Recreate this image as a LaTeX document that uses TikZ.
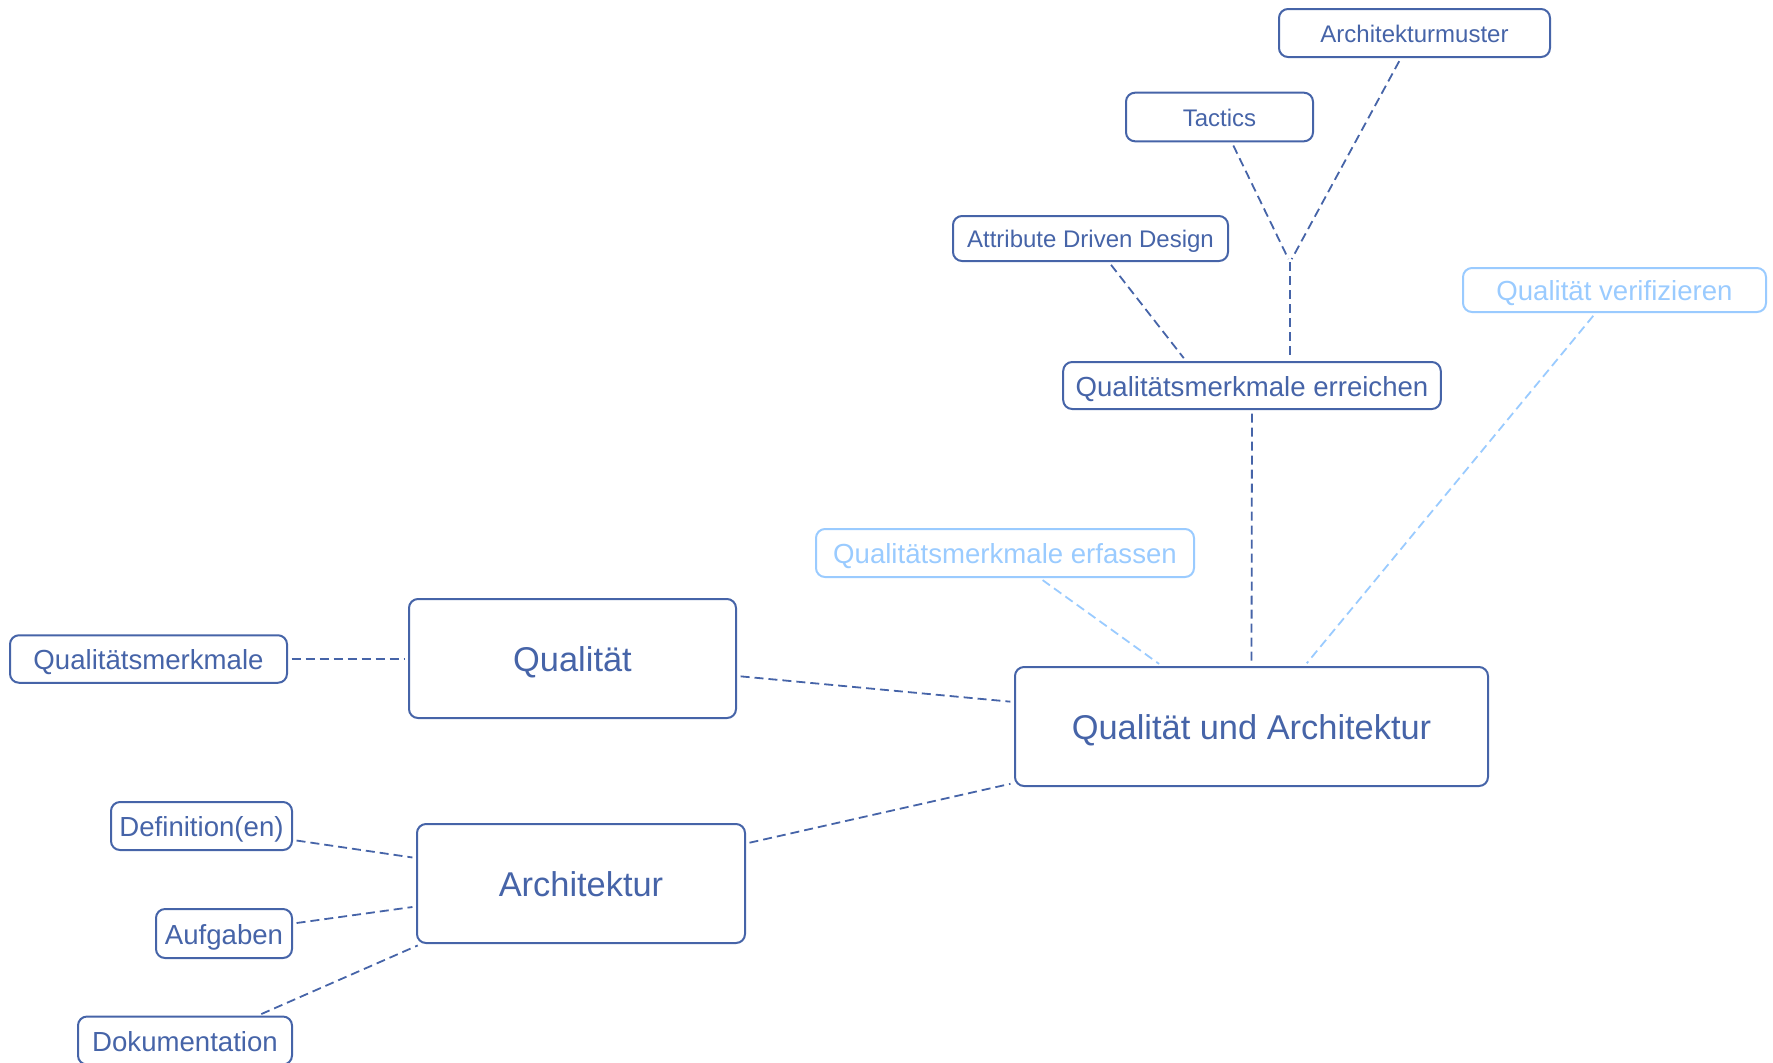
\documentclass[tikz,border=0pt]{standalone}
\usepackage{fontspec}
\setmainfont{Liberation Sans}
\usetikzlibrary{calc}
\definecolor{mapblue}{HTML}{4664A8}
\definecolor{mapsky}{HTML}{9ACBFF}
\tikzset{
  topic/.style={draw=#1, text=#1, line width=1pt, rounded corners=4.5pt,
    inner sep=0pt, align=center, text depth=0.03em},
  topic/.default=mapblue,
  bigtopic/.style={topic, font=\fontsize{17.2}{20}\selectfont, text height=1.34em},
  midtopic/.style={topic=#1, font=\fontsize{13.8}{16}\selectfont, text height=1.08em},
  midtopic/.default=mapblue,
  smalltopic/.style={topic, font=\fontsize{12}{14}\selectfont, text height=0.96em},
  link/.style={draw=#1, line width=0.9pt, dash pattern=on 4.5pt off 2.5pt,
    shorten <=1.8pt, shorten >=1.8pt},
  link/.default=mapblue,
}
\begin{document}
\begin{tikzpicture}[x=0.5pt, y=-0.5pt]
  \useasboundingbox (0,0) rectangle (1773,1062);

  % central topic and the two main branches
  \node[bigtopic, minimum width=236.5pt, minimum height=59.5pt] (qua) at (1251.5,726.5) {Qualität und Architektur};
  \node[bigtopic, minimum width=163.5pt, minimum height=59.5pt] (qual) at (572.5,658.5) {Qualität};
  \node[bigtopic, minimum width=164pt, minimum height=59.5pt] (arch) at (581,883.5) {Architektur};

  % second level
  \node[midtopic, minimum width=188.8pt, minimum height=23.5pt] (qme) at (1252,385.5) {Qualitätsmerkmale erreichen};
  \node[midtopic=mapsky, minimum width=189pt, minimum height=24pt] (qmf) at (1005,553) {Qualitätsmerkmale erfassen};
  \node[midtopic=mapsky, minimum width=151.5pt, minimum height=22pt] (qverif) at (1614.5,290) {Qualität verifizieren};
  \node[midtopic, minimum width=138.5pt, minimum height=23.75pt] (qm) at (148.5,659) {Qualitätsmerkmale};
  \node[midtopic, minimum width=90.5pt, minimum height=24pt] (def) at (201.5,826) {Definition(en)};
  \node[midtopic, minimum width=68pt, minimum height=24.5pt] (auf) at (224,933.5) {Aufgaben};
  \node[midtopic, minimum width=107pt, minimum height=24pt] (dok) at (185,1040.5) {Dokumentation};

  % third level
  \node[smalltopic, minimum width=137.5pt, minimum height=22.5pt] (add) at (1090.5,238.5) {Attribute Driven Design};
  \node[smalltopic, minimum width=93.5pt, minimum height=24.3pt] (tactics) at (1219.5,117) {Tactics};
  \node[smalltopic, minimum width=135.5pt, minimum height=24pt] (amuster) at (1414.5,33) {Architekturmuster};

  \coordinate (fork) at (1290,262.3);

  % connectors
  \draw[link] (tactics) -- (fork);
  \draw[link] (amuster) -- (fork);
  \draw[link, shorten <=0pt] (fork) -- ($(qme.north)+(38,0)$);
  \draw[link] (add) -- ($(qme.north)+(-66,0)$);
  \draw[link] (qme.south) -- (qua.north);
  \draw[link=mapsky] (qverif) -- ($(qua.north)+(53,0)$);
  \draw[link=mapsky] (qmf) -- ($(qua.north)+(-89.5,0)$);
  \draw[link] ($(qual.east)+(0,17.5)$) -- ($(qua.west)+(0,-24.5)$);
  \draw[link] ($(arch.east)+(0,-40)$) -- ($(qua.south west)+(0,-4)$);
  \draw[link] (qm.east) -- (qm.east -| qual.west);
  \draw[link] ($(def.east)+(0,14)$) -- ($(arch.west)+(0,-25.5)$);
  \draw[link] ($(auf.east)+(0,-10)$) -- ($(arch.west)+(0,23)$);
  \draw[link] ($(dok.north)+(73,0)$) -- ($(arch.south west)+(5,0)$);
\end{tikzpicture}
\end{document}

■ ■ ■ ■ ■ ■ ■

• _Requirement_:
Extract, word for word, each line from the top of the data down to and including the line with "(0,0) rectangle (1773,1062);"; skip the pictures.

• _Solution to this problem_:
Recreate this image as a LaTeX document that uses TikZ.
\documentclass[tikz,border=0pt]{standalone}
\usepackage{fontspec}
\setmainfont{Liberation Sans}
\usetikzlibrary{calc}
\definecolor{mapblue}{HTML}{4664A8}
\definecolor{mapsky}{HTML}{9ACBFF}
\tikzset{
  topic/.style={draw=#1, text=#1, line width=1pt, rounded corners=4.5pt,
    inner sep=0pt, align=center, text depth=0.03em},
  topic/.default=mapblue,
  bigtopic/.style={topic, font=\fontsize{17.2}{20}\selectfont, text height=1.34em},
  midtopic/.style={topic=#1, font=\fontsize{13.8}{16}\selectfont, text height=1.08em},
  midtopic/.default=mapblue,
  smalltopic/.style={topic, font=\fontsize{12}{14}\selectfont, text height=0.96em},
  link/.style={draw=#1, line width=0.9pt, dash pattern=on 4.5pt off 2.5pt,
    shorten <=1.8pt, shorten >=1.8pt},
  link/.default=mapblue,
}
\begin{document}
\begin{tikzpicture}[x=0.5pt, y=-0.5pt]
  \useasboundingbox (0,0) rectangle (1773,1062);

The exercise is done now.